Quando si spengono i riflettori, il direttore d’orchestra, Jacopo Rivani, sembra imprimere da subito alla musica un ritmo veloce e asciutto.
La regia del giovane Lorenzo Giossi che, diplomato in scenografia a Bologna, ha masticato musica sin da bambino, essendo figlio di un baritono e di un soprano, propone un allestimento sobrio e simbolico, visivamente sintetico, con pochi elementi: un pianoforte a coda bianco, sedie bianche, due lampadari, due specchi e una grande immagine di sfondo. Qui il richiamo all’arte contemporanea, nella distorsione di una Tour Eiffel che si libbra tra Robert Delaunay e Joan Mirò, è chiaro, anche se di qualche anno posteriore a quando si svolge la storia, cioè nel 1850 circa.
L’opera di Giuseppe Verdi, pur essendo forse la più rappresentata al mondo, offre sempre qualcosa di nuovo, se si sta “col muso attaccato allo spartito, a quello che ha scritto il compositore”, come dichiara il regista, “perché lo studio non termina mai”. Non termina mai neppure la voglia di riascoltarla, rivederla, riammirarla perché, come tutti i classici, La traviata è un’opera universale sempre attuale, infinita, che più si conosce e più si apprezza.

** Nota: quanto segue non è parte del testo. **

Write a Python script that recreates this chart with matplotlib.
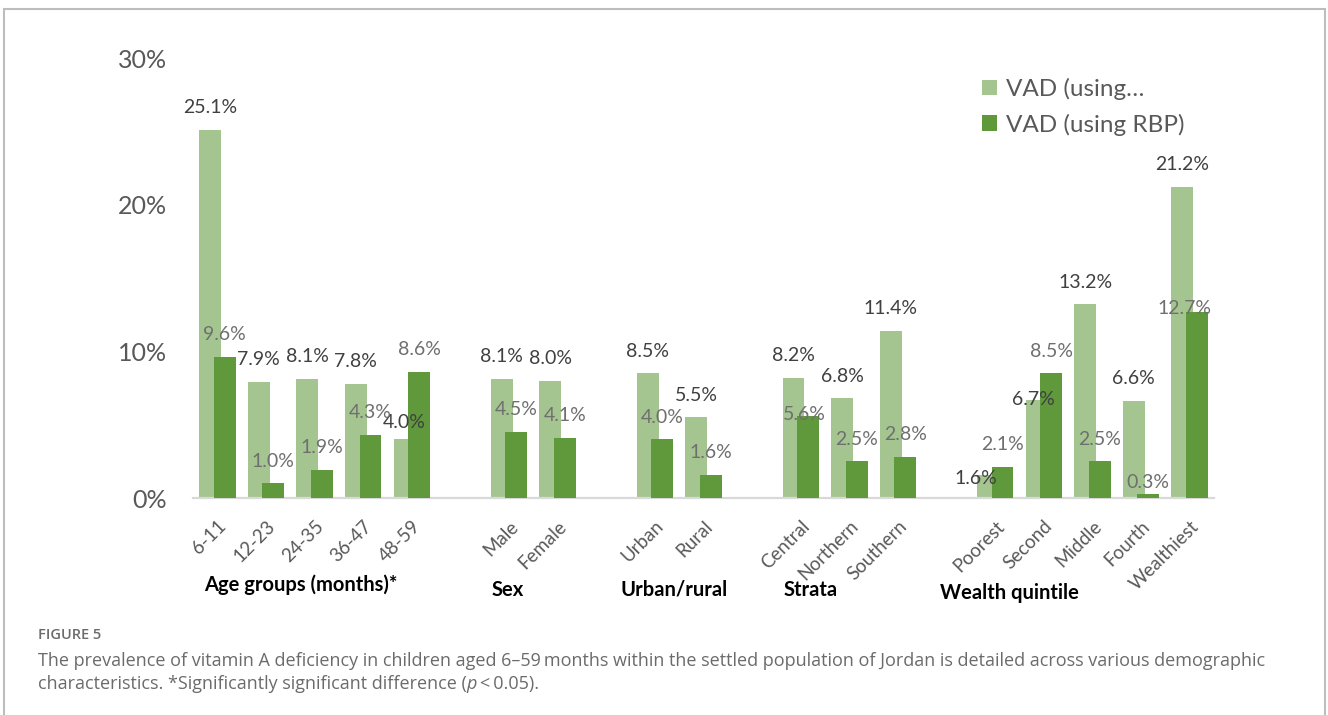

Nella gioia di vivere, espressa dalla celeberrima libagione iniziale, già si accenna ai primi sintomi di morte per tisi della protagonista. Ben armonizzato è il duetto dei due innamorati, Violetta Valéry e Alfredo Germont – “Di quell’amor ch’è palpito / dell’universo intero” –, occasione di applausi a scena aperta per il soprano Angela Nisi e il tenore Giulio Pelligra.
Colpisce poi la simmetria, apparentemente per contrasto, tra la sorella di Alfredo e Violetta, nel II Atto. La prima, promessa sposa, viene presentata “pura siccome un angelo” dal padre di Alfredo, un Giorgio Germont severamente interpretato dal baritono Stefano Antonucci, e viene definita da Violetta “giovine sì bella e pura”. La seconda, ritenuta ammaliatrice e seduttrice, vive fedele al suo uomo, avendo rinunciato a “dovizie, onori” e “pompose feste” parigine, e si sacrifica per un amore vero, assurgendo ad “angiol consolatore”, ma perpetuando un tragico destino: “così alla misera ch’è un dì caduta / di più risorgere speranza è muta”.
La purezza di Violetta e del suo sentimento rimane cristallina. La convincente interpretazione della Nisi, quando canta “Amami, Alfredo, quant’io t’amo”, non lascia dubbi, raggiungendo il momento di tensione più alto, in cui trapelano in maniera vibrante le conseguenze tragiche del suo gesto d’altruismo. Nello scarno III Atto, la mobilia della camera di Violetta, ormai in fin di vita, è coperta da lenzuoli, quasi sudari del tempo fugace: “è tardi”. È tardi per tutto nei giorni del Carnevale, in cui i personaggi sono chiamati dall’urgenza a gettare la propria maschera. “Addio, del passato bei sogni ridenti”!